§ **Exercise brief**:
Images are not part of the copy; write out the rest of the data exactly as given.
[BEGIN]
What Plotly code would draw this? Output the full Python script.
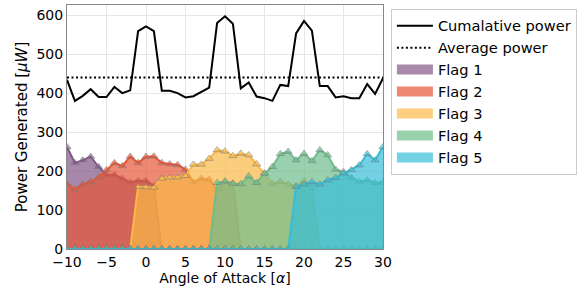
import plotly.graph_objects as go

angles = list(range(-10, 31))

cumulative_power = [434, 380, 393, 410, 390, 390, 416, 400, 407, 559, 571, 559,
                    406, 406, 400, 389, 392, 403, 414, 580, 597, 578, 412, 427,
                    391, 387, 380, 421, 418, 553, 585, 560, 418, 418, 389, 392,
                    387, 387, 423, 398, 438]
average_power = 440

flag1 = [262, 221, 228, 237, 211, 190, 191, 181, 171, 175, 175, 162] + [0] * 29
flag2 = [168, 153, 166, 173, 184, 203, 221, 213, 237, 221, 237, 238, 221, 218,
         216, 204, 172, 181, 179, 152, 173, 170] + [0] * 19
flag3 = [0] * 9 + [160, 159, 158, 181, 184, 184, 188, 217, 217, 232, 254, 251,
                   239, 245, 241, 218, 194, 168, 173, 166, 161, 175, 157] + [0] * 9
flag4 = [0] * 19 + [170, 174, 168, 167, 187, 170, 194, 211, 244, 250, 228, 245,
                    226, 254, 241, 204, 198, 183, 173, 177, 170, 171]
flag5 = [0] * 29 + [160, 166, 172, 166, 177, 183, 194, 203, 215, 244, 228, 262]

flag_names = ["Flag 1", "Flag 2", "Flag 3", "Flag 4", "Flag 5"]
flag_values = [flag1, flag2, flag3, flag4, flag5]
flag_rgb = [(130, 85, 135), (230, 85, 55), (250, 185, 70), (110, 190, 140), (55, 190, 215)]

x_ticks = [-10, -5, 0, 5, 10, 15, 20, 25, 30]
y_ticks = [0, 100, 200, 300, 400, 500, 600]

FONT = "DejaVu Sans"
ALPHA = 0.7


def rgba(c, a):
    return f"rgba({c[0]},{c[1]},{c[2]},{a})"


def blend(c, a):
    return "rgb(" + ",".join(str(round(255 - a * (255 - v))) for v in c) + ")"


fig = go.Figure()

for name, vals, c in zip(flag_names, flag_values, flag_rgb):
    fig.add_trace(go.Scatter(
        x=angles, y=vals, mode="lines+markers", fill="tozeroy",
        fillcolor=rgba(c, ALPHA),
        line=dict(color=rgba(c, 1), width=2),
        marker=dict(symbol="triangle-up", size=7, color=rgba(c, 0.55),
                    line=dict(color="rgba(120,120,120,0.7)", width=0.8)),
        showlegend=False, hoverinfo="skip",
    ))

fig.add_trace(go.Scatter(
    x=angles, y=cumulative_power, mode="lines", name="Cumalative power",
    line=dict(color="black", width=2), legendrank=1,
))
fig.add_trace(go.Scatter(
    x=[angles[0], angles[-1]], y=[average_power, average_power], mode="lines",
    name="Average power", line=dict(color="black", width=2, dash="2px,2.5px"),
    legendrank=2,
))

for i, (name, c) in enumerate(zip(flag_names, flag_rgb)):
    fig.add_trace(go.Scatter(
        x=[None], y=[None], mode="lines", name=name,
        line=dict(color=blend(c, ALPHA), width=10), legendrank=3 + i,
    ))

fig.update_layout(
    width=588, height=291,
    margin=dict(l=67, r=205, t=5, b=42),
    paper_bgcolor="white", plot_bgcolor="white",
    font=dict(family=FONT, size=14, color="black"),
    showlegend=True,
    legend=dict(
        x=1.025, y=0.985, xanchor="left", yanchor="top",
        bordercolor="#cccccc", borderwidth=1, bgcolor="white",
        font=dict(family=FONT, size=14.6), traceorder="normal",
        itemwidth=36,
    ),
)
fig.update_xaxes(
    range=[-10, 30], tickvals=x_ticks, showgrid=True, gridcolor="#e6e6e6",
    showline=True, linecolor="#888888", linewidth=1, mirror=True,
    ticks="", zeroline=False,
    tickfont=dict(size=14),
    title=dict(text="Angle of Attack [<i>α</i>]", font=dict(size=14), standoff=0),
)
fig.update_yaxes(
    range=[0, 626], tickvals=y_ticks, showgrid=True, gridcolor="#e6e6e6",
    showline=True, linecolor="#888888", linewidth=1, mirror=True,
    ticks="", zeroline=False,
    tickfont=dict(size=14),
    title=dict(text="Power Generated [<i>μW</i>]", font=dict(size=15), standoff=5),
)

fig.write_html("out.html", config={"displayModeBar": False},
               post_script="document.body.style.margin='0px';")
[END]
§ **Full response**:
What Plotly code would draw this? Output the full Python script.
import plotly.graph_objects as go

angles = list(range(-10, 31))

cumulative_power = [434, 380, 393, 410, 390, 390, 416, 400, 407, 559, 571, 559,
                    406, 406, 400, 389, 392, 403, 414, 580, 597, 578, 412, 427,
                    391, 387, 380, 421, 418, 553, 585, 560, 418, 418, 389, 392,
                    387, 387, 423, 398, 438]
average_power = 440

flag1 = [262, 221, 228, 237, 211, 190, 191, 181, 171, 175, 175, 162] + [0] * 29
flag2 = [168, 153, 166, 173, 184, 203, 221, 213, 237, 221, 237, 238, 221, 218,
         216, 204, 172, 181, 179, 152, 173, 170] + [0] * 19
flag3 = [0] * 9 + [160, 159, 158, 181, 184, 184, 188, 217, 217, 232, 254, 251,
                   239, 245, 241, 218, 194, 168, 173, 166, 161, 175, 157] + [0] * 9
flag4 = [0] * 19 + [170, 174, 168, 167, 187, 170, 194, 211, 244, 250, 228, 245,
                    226, 254, 241, 204, 198, 183, 173, 177, 170, 171]
flag5 = [0] * 29 + [160, 166, 172, 166, 177, 183, 194, 203, 215, 244, 228, 262]

flag_names = ["Flag 1", "Flag 2", "Flag 3", "Flag 4", "Flag 5"]
flag_values = [flag1, flag2, flag3, flag4, flag5]
flag_rgb = [(130, 85, 135), (230, 85, 55), (250, 185, 70), (110, 190, 140), (55, 190, 215)]

x_ticks = [-10, -5, 0, 5, 10, 15, 20, 25, 30]
y_ticks = [0, 100, 200, 300, 400, 500, 600]

FONT = "DejaVu Sans"
ALPHA = 0.7


def rgba(c, a):
    return f"rgba({c[0]},{c[1]},{c[2]},{a})"


def blend(c, a):
    return "rgb(" + ",".join(str(round(255 - a * (255 - v))) for v in c) + ")"


fig = go.Figure()

for name, vals, c in zip(flag_names, flag_values, flag_rgb):
    fig.add_trace(go.Scatter(
        x=angles, y=vals, mode="lines+markers", fill="tozeroy",
        fillcolor=rgba(c, ALPHA),
        line=dict(color=rgba(c, 1), width=2),
        marker=dict(symbol="triangle-up", size=7, color=rgba(c, 0.55),
                    line=dict(color="rgba(120,120,120,0.7)", width=0.8)),
        showlegend=False, hoverinfo="skip",
    ))

fig.add_trace(go.Scatter(
    x=angles, y=cumulative_power, mode="lines", name="Cumalative power",
    line=dict(color="black", width=2), legendrank=1,
))
fig.add_trace(go.Scatter(
    x=[angles[0], angles[-1]], y=[average_power, average_power], mode="lines",
    name="Average power", line=dict(color="black", width=2, dash="2px,2.5px"),
    legendrank=2,
))

for i, (name, c) in enumerate(zip(flag_names, flag_rgb)):
    fig.add_trace(go.Scatter(
        x=[None], y=[None], mode="lines", name=name,
        line=dict(color=blend(c, ALPHA), width=10), legendrank=3 + i,
    ))

fig.update_layout(
    width=588, height=291,
    margin=dict(l=67, r=205, t=5, b=42),
    paper_bgcolor="white", plot_bgcolor="white",
    font=dict(family=FONT, size=14, color="black"),
    showlegend=True,
    legend=dict(
        x=1.025, y=0.985, xanchor="left", yanchor="top",
        bordercolor="#cccccc", borderwidth=1, bgcolor="white",
        font=dict(family=FONT, size=14.6), traceorder="normal",
        itemwidth=36,
    ),
)
fig.update_xaxes(
    range=[-10, 30], tickvals=x_ticks, showgrid=True, gridcolor="#e6e6e6",
    showline=True, linecolor="#888888", linewidth=1, mirror=True,
    ticks="", zeroline=False,
    tickfont=dict(size=14),
    title=dict(text="Angle of Attack [<i>α</i>]", font=dict(size=14), standoff=0),
)
fig.update_yaxes(
    range=[0, 626], tickvals=y_ticks, showgrid=True, gridcolor="#e6e6e6",
    showline=True, linecolor="#888888", linewidth=1, mirror=True,
    ticks="", zeroline=False,
    tickfont=dict(size=14),
    title=dict(text="Power Generated [<i>μW</i>]", font=dict(size=15), standoff=5),
)

fig.write_html("out.html", config={"displayModeBar": False},
               post_script="document.body.style.margin='0px';")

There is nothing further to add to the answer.